Remembering Betty - 9/26/19
Updated: Sep 29, 2019
I started writing in the summer that I graduated high school. I had just turned 18 years old and my mom bought me a TYPEWRITER for college … because she thought I would need it 😊 Mom is great. However, my writing? It was not great. Not at all. I was 18! What did I know about writing or life? I certainly hadn’t lived enough to learn sorrow, heartbreak, falling in love and all that comes with maturing, but I sure wanted to write.
It was around that time when the Blackridge series was created. Like a white-hot blade that needs to be hammered into shape over and over, I worked on it. I went through pages of copy paper and typewriter ribbon, let me tell you. Believe it or not, it was even a dark and stormy night (in August) when I first sat down at the kitchen table and started writing. LOL Dark and stormy night … that cliché opening for a novel that invokes laughter and a bit of cringing when heard, but it’s very true in my case. It tends to rain a lot in Florida during the summers.
In those days, there was one person who had a lot of free time to read and that was my Aunt Betty, older sister of my grandmother. Betty was recently widowed and even though she still worked, she had free time to read and so she read the first drafts of Blackridge. It was awful but she never told me that. She encouraged me to keep writing and that I would get it right. It just needed a little polishing, she would say. I was 18 so I thought I was a genius mastermind novelist. My writing sucked, but I tried. I really did. I had created all these fantastic characters that captivated her and that is what kept her reading.

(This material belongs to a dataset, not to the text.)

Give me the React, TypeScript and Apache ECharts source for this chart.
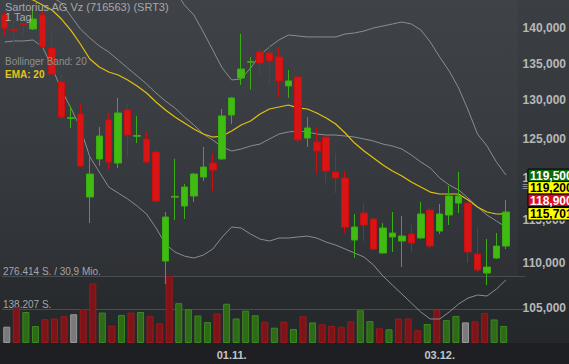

After a while, I stopped writing … as some novelists do. We tend to go back and forth sometimes to a project, but I stopped for years. I put Blackridge away, but I never forgot about it. I lived my life. I grew up. I learned about heartbreak. I learned about life. I matured. Then, one day, I went back to working on Blackridge … but now, oh boy, I could WRITE. I had read the works of Robert E. Howard and Agatha Christie, my favorite authors. I read the original Dragonlance Saga by Weis and Hickman back in high school with one of my best friends. I could feel that I was ready to write.
And I did. I had an old word processor that I used and stored Blackridge on disks, but it conked out on me and I lost everything. I had to start all over again, but that was okay. I had turned Blackridge into something amazing, my Aunt Betty told me. She was thrilled because she read Blackridge when it was crap and now she read it again and couldn’t believe it. She was honest. She was genuine. She loved it. Since she was now retired and living alone, she had PLENTY of free time to read and she loved reading. I entrusted her with the Saga because I knew she would never reveal the secrets and she didn’t. She never told anyone I think it kinda drove the family crazy because they knew she had all the secrets to Blackridge and kept them in her heart.
I visited her regularly in those days. I had time to just sit and talk about my work with her and they were good times. I asked questions and got answers. She told me everything was perfect now. I couldn’t believe it. She looked me right in the eyes when she said it and if anyone ever knew my Aunt Betty, when she looked at you with purpose, you’d better listen. She wasn’t fooling around. I was so happy.
Then, one day, I went back to see her after I had been away for a while and I noticed her hair was a lot whiter than it had been. She looked older and a bit more frail, but she still had that soul fire that I loved about her. Her spirit was the same. I knew she was old, well into her eighties by then, but something told me I didn’t have much time left with her. She got to finish Blackridge to the point she needed to. She found out the truth of it all and loved it. Everything was good.
It wasn’t long after that when she passed away. I was there in the days leading up to it. She was at peace, sleeping a lot and resting. She was clean and well-cared for. When she died, a part of Blackridge died with her. I felt it. It was like … I would say to myself that I had to share something with her about it, but she was gone. It was a strange feeling. I quit working on Blackridge again after that, but in time … I went back to it. I knew I had to keep going. She would want me to.
You know how they always say that? Oh, you need to keep going, it’s what she would want … Well, it’s true. It’s all true. It’s done now. Blackridge is ready and I’ve started releasing it my way, the way I needed to. She was there for me through it all and I just wish she could see it again, but … I’ve dreamed about her, so I know she’s still with me and with us all. It’s just how it works. They can say it’s just your subconscious working in dreams, but my Aunt Betty will always be a part of the Blackridge Saga because she always was … and that’s the way I will always remember her.